Most home buyers are in the market for a move-in ready residence. But if you have handyman skills and a good eye for properties with real potential, there are serious tax-free profits to be made in buying, improving, and selling a fixer-upper house.
Under section 121 of the Internal Revenue Code, you could be eligible to exclude up to $250,000 in profit from tax, if you own and live in your home for two of the five years prior to its sale. For married couples filing jointly, that figure doubles to up to $500,000 of tax-free profits. While this tax windfall is available to all home sellers, it’s particularly beneficial for savvy home shoppers who buy low, tackle the necessary work, and then resell the home at a profit. If all goes well, you could earn as much as a half million dollars tax-free in as little as two years.
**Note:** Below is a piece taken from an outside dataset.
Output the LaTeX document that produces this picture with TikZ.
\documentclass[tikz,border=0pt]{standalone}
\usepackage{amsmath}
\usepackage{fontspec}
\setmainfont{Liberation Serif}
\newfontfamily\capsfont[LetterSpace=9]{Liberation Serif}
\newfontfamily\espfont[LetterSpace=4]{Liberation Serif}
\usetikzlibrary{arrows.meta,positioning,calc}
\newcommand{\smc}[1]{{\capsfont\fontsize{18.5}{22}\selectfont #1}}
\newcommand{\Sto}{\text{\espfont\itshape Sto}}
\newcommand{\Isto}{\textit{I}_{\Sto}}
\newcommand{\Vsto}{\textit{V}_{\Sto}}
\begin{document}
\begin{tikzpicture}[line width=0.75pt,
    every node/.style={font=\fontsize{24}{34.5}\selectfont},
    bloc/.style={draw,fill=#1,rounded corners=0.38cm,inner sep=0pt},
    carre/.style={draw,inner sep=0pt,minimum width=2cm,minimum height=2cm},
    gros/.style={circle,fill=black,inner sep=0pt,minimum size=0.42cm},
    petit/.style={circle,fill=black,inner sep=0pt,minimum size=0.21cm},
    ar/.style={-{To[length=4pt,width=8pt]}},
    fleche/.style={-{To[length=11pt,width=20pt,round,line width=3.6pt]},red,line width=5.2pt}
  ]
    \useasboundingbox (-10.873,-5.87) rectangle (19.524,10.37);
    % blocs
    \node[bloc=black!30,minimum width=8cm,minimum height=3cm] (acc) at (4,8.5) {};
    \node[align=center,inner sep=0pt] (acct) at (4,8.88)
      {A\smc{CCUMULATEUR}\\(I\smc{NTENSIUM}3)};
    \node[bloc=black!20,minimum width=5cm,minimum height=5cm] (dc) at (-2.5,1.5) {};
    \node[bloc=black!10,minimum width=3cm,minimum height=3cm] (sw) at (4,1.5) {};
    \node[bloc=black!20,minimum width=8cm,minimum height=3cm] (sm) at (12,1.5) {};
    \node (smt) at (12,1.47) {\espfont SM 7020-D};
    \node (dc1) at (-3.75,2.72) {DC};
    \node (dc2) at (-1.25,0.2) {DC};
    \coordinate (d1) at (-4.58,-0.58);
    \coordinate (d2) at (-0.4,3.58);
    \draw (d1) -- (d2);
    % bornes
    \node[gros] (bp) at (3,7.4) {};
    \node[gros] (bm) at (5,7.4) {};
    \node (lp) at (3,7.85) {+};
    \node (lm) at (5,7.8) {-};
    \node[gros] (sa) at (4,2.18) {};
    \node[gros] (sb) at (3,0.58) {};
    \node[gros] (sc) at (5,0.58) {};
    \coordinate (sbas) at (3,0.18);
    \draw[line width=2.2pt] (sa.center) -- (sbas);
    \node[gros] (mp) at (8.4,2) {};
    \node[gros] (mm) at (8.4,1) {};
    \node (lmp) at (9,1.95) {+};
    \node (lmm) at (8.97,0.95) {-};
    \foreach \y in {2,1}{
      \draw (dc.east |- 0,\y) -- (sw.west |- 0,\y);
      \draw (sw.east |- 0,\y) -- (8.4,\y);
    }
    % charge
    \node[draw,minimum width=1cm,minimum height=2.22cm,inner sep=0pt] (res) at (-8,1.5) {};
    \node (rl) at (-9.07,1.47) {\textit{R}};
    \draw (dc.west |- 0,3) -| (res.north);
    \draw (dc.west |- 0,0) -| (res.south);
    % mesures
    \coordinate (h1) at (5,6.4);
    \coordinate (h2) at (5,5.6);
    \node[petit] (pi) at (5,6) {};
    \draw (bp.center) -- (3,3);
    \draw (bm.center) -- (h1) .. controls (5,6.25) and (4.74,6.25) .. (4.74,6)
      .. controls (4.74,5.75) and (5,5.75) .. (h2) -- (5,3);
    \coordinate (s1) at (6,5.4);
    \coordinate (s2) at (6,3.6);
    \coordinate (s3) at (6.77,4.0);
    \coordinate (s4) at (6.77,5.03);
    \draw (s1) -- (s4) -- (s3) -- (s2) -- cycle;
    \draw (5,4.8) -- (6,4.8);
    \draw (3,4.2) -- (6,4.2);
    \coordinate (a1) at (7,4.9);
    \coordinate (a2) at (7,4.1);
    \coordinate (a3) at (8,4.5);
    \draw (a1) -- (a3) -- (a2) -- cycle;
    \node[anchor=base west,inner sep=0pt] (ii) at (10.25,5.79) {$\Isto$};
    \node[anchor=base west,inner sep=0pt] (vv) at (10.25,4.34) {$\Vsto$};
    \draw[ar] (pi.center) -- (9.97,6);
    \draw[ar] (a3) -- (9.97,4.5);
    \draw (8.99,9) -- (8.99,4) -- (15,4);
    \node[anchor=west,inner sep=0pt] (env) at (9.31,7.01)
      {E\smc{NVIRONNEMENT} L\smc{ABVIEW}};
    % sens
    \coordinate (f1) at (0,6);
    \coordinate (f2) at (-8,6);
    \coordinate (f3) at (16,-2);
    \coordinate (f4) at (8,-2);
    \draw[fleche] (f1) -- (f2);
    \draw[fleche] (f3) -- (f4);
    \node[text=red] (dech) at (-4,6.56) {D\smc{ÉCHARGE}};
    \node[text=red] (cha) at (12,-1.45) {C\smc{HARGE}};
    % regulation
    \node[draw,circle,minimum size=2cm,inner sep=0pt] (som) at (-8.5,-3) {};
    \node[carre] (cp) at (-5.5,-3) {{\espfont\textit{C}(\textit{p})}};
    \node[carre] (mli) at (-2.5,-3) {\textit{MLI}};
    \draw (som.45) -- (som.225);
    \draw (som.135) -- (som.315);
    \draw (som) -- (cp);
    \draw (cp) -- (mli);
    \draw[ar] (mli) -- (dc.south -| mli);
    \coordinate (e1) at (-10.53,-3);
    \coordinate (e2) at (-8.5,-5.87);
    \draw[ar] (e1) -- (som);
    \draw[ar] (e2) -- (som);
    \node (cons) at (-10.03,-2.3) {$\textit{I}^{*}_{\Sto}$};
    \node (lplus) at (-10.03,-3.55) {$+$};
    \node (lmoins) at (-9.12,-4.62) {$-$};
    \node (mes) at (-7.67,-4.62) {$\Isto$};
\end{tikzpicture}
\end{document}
Of course, real estate professionals recommend sticking with neglected homes that are structurally sound and located in appealing neighborhoods. Since cosmetic repairs alone can add at least $2 in market value for every $1 spent, you’re likely to see the best returns on affordable upgrades such as new flooring, paint, fixtures, cabinet refinishing, and landscaping.
Currently, homeowners are allowed to sell their primary residence only once every 24 months to keep the profits tax-free. If you’re able to spot a diamond in the rough, and you’re willing to endure a couple years of living in a work-in-progress, it could pay off in substantial tax benefits come time to sell.